● **Exercise details**
Go through the listing beneath this task and return every line that carries the string "page".

● **Exercise data**
* BEGIN *

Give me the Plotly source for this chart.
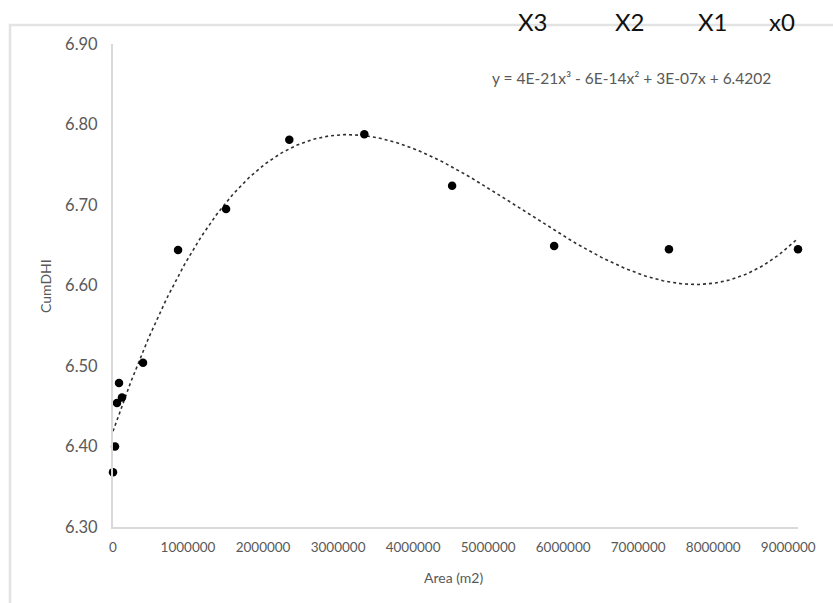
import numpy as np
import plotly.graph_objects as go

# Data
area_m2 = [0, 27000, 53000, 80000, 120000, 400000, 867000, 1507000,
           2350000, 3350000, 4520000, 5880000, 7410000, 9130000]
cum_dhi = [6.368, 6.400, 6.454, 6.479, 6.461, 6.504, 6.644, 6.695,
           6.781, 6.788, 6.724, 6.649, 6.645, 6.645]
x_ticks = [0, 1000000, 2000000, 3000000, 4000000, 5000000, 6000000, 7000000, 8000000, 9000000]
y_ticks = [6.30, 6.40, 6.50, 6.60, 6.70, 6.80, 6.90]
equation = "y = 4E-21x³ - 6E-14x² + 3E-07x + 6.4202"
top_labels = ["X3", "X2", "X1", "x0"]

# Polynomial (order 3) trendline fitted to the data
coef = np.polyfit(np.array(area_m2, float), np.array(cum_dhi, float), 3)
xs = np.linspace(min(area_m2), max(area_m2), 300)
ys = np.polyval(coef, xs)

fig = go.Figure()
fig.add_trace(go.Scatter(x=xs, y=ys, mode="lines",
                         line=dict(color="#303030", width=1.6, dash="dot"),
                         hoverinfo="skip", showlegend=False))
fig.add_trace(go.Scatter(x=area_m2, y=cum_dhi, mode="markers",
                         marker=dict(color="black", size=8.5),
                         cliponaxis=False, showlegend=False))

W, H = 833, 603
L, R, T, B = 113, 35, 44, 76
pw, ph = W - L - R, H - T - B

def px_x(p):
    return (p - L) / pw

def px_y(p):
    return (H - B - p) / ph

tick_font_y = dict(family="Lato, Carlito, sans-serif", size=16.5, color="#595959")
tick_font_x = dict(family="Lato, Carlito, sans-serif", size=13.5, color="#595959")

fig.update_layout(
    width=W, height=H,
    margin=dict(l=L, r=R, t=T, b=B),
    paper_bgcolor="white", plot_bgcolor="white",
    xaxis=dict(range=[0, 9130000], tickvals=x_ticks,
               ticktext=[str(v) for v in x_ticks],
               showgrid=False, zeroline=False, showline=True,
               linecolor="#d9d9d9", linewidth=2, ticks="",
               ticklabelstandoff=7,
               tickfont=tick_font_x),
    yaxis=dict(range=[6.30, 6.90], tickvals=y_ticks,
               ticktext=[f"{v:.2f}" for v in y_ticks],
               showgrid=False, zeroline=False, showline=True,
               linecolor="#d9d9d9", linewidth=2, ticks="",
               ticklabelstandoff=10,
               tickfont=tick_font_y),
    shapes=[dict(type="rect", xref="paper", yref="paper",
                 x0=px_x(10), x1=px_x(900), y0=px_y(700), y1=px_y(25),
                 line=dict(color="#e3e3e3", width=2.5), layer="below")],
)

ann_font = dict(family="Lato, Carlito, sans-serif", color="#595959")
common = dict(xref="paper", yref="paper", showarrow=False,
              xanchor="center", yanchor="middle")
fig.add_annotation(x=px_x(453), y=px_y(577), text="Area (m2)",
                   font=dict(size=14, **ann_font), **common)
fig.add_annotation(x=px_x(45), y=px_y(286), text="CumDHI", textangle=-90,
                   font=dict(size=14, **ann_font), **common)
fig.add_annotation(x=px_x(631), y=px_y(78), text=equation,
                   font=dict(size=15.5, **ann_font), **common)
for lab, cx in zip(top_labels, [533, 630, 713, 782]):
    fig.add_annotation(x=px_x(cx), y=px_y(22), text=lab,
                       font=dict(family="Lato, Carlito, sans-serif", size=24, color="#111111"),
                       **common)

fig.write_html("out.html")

* END *
* BEGIN *

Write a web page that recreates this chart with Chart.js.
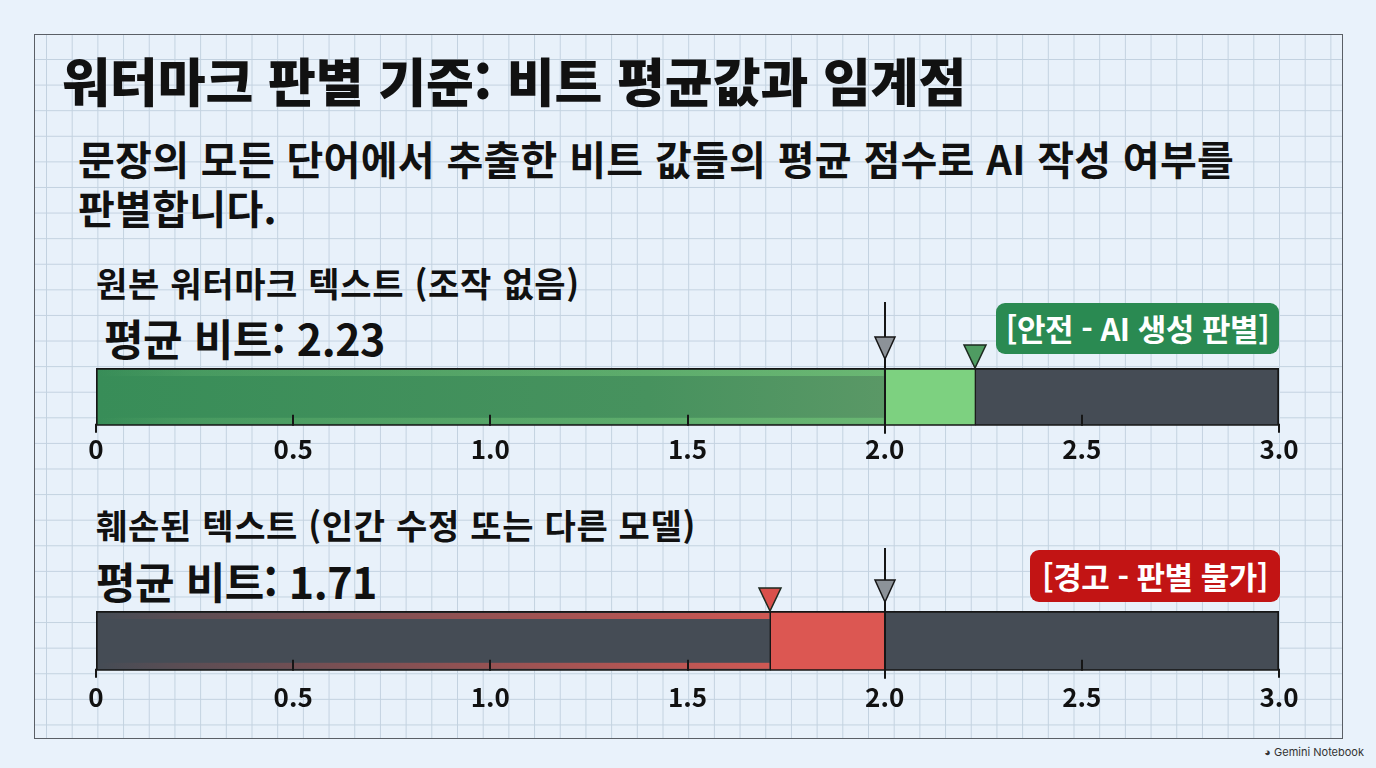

* END *
* BEGIN *

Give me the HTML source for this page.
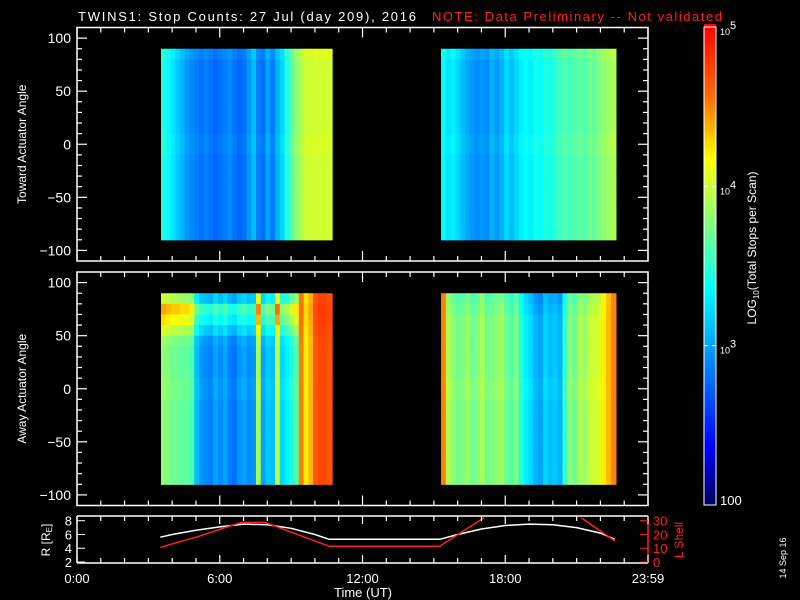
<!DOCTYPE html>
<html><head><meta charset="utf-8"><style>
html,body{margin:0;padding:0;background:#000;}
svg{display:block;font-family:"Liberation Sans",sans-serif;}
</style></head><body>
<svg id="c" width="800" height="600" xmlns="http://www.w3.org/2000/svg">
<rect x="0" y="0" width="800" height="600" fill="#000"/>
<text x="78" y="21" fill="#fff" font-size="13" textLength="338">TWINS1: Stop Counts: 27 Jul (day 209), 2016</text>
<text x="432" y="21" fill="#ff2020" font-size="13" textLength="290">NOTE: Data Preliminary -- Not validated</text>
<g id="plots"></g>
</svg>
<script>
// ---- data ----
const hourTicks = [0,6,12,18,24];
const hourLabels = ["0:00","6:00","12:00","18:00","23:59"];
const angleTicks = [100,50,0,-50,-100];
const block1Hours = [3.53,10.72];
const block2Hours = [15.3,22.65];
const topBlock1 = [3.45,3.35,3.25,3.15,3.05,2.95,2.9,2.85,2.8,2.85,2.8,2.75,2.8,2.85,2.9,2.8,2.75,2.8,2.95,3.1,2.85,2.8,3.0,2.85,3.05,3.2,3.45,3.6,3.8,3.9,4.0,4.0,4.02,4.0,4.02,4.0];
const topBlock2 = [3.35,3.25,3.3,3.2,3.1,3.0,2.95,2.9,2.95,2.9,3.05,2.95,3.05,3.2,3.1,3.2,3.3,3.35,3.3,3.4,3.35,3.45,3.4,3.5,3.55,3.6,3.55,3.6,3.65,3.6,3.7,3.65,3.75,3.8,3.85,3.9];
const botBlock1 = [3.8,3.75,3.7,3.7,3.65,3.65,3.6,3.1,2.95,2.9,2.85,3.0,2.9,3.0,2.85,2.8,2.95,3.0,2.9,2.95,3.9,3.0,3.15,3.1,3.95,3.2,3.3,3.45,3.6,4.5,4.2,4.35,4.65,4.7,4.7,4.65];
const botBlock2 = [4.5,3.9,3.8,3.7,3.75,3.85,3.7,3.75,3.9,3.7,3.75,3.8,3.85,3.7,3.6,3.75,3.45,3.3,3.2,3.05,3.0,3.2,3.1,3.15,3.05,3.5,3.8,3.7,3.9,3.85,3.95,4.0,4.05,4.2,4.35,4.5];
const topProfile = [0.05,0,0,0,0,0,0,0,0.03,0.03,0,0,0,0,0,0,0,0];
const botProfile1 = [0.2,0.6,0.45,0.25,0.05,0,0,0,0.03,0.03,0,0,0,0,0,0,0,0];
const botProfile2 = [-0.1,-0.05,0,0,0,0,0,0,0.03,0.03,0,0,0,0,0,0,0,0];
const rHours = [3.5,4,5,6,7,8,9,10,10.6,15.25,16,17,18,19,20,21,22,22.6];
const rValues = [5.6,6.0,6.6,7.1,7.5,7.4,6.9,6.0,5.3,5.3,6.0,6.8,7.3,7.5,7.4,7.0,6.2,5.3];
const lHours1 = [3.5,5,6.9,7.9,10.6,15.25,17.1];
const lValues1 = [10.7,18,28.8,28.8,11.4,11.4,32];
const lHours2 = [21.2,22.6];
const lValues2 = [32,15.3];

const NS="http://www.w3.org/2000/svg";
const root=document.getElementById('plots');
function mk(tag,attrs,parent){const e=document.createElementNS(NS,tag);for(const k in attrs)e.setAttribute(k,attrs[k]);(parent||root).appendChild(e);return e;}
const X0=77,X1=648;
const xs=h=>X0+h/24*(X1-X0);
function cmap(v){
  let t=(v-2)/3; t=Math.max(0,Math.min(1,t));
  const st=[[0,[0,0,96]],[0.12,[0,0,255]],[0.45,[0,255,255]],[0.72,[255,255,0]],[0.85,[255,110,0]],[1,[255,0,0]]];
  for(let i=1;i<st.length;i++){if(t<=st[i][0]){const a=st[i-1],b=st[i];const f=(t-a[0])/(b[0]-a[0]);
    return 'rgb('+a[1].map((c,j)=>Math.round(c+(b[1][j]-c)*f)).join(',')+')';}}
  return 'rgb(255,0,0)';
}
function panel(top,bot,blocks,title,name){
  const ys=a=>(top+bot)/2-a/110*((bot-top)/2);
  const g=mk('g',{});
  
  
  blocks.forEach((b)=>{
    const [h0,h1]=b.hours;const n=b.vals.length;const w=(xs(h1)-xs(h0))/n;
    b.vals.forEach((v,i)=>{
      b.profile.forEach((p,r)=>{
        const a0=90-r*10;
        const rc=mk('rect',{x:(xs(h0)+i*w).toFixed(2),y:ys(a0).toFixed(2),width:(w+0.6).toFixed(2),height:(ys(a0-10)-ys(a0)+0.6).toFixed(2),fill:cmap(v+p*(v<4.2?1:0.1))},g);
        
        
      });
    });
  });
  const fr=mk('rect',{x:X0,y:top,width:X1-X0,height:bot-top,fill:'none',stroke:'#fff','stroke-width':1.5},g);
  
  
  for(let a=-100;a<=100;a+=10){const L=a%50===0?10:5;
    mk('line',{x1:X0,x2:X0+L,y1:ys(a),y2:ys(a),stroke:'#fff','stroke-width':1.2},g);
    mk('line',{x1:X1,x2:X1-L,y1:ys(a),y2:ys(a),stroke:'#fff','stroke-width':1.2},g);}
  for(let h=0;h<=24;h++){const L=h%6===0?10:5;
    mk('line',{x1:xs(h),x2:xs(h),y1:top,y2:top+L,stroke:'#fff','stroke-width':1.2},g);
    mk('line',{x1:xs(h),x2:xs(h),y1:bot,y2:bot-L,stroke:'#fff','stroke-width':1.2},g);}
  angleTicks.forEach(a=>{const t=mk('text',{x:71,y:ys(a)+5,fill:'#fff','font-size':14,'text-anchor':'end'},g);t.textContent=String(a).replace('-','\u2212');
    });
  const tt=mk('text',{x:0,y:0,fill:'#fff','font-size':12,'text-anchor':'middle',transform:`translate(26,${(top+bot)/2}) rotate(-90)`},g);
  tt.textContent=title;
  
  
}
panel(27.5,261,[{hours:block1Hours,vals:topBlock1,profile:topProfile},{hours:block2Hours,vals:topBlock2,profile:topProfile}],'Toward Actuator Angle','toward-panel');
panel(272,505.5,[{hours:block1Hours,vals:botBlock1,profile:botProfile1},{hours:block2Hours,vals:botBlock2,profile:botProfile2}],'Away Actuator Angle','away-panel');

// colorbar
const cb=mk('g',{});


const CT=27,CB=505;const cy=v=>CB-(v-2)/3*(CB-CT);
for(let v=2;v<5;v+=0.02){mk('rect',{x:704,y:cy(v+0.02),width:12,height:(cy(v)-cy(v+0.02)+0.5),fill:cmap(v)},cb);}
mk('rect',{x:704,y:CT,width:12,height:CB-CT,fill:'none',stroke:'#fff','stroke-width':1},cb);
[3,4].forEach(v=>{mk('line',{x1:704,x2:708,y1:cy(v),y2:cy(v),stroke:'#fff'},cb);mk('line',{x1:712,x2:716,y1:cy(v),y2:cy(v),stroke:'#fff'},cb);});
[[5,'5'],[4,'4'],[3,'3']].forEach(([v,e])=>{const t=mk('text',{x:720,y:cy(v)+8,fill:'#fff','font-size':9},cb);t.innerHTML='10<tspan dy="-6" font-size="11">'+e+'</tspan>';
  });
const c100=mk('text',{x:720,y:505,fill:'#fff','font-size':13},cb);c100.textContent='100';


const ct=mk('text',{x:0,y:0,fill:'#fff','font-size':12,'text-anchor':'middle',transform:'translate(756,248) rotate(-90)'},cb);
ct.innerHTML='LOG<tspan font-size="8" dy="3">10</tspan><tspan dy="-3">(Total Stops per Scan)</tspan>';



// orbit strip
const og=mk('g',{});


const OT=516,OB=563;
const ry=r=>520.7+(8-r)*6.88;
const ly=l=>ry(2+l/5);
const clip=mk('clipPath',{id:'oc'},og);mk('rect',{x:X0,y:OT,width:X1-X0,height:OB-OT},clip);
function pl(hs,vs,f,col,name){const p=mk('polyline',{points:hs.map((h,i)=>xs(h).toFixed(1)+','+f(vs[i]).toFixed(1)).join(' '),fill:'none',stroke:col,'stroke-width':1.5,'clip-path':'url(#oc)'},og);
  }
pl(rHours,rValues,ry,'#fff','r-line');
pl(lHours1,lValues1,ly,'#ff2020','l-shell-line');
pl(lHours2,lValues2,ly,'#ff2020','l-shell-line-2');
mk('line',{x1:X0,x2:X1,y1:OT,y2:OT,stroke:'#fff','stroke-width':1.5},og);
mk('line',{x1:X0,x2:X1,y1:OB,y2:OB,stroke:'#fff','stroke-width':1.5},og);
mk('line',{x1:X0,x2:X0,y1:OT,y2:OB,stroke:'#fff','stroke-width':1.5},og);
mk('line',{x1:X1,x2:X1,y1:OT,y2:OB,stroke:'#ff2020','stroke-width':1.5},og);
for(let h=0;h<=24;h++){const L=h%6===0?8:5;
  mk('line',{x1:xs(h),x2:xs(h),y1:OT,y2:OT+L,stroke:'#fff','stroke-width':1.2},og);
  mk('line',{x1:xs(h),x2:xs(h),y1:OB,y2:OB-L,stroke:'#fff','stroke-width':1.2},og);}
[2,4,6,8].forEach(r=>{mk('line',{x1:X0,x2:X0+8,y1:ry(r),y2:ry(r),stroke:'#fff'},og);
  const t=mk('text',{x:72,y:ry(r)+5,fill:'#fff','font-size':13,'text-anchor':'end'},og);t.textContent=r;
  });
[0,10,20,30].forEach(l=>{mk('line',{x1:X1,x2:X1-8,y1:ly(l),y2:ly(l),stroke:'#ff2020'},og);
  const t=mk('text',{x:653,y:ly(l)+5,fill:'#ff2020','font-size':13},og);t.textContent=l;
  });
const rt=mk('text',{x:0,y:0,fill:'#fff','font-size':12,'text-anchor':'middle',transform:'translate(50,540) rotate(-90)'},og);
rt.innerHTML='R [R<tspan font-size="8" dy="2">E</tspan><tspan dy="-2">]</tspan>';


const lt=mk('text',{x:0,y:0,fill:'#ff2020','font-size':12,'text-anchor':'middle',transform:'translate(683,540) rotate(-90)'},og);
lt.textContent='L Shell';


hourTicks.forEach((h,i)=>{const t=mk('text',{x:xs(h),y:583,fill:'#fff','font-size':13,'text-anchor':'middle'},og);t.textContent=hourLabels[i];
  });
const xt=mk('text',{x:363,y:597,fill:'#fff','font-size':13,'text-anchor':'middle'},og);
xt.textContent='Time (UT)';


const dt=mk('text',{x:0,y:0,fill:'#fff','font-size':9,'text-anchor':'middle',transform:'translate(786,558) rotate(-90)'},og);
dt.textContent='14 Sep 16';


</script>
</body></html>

* END *

● **The answer**
Write a web page that recreates this chart with Chart.js.
Give me the HTML source for this page.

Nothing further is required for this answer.